BOB GARFIELD: What Vice President Biden uttered on last Sunday’s Meet the Press was initially described as a gaffe, but it wasn’t the typical Biden outbreak of embarrassing candor. This was the truly rare gaffe that changed history. Writer Jason Pargin says, don’t be distracted by that exception. He wants us to be on guard for the run-of-the-mill gaffes that are such a mainstay of election season. And once we see them, he says, for the love of God, ignore them.
Pargin wrote a recent guide for political junkies like himself on how to spot and avoid attention-getting, but let’s just say bogus political headlines, in under ten seconds. First, skip any headline with the word “gaffe” in it. Jason, welcome to the show.
JASON PARGIN: Thank you.
BOB GARFIELD: What is a usual gaffe?
JASON PARGIN: When a politician takes the stage in Cincinnati and says, “Thank you, Cleveland” that’s a gaffe. A gaffe, by definition, is of no consequence but it’s an embarrassing story that will absolutely be on the nightly news that night, it will dominate talk radio. It’s Barack Obama stumbling over a teleprompter and accidentally saying, “There are 57 states in the United States.” Everyone’s heard that. My conservative friends would mock me with that, “Oh, you voted for this guy, he thinks there are 57 states in the country. Deep down, everyone knows it really means nothing.
BOB GARFIELD: And the reason you're a national hero, in my view, is because you have told us what headlines we can just stop at. A gaffe in the headline is one. Another is [LAUGHS] any headline ending in a question mark.
JASON PARGIN: Basically, a news story that the outlet thought was so questionable that they just went ahead and marked it as such. It basically gives them a blank check to put anything out there, ‘cause even innocuous ones like, “Is the World Headed for Economic Collapse?” question mark. Even then, that lets them write the story so that they don’t actually have to tell you the one thing that you really want to know. [LAUGHS] Is it? Let me know. I’ll buy canned food and, and bibles and I would move into the mountains. But you need to let me know that.
But instead, it gives an excuse to write a content-free story, and they don’t have to stand behind it because they – they were just asking.
BOB GARFIELD: Next on your list, the word “blast.” So-and-so blasts so-and-so for statement on such-and-such.
JASON PARGIN: Yes. Again, completely inconsequential in the long run. Mitt Romney blasting the President’s new economic plan is not news. He’s repeating the exact same thing that he’s going to be saying from now until Election Day. But if he thoughtfully deconstructs it, that apparently doesn’t make a headline that anyone would want to click on but if he blasts it or if he eviscerates it, whatever ridiculous hyperbole they want to put to describe criticism of policy, that apparently is the only thing that will get people to click on it.
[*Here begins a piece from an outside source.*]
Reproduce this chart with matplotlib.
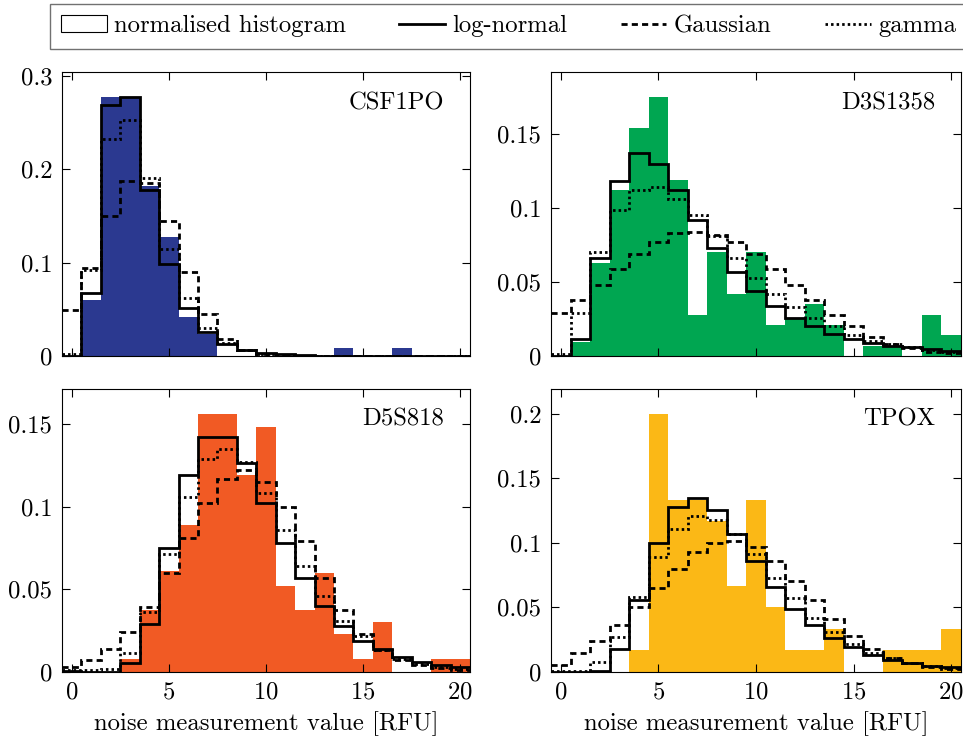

But it winds up putting the focus entirely on the fight.
BOB GARFIELD: Now, there’s a surprise in your list, words that you can stop at and read no farther - lawmaker. Lawmaker? Why that?
JASON PARGIN: This is probably the most insidious one but there’s a specific type of headline in a news story where they will pick out some very, very low-ranking member of the opposing party, where they have said something stupid, so, for instance, a state senator. There are states that have more than 300 legislators, in some cases, elected with as few as 2,000 votes or fewer. They have effectively no power, but they do have the ability to go in front of a microphone and say incredibly stupid things.
When some lawmaker from Tennessee says something incredibly insensitive about rape or about race or about immigration, all of the blogs, all of the pundits on the other side will say well, see, see? That’s what the Republicans think about these issues. Of course, that’s not true. It can be a pundit, it can be anybody who you can tar the entire other side with; that narrative trickles out in the form of something Ted Nugent said.
BOB GARFIELD: [LAUGHS] And finally, you think the term “a blow to” is just as execrable and anti-democratic as they come.
JASON PARGIN: Yes. For instance, the Supreme Court, during the questioning about health care, really made it sound like they were leaning against it. In headline after headline after headline is oh, this would be such a blow to Obama. And it’s like we’re talking about a 10 trillion-dollar [LAUGHS] piece of legislation that affects probably every American. The idea that that would get boiled down to - oh, this is a huge blow to the administration - is almost insulting.
BOB GARFIELD: You mean, because it reduces to a matter of petty politics an issue that is, is so vast for the economy and for the body politic? Is, is that what you're getting’ at?
JASON PARGIN: Yeah, I mean, this impacts you. Taking something like the biggest Supreme Court decision coming up in a generation and boilin’ it down to it only matters to this one man is crazy.
BOB GARFIELD: Jason, I’m about to thank you and back announce you, and when I do that the listeners will learn your affiliation. You're the first from your news organization ever to appear on this show. Jason Pargin, writing under the name David Wong, is a senior editor for Cracked.com.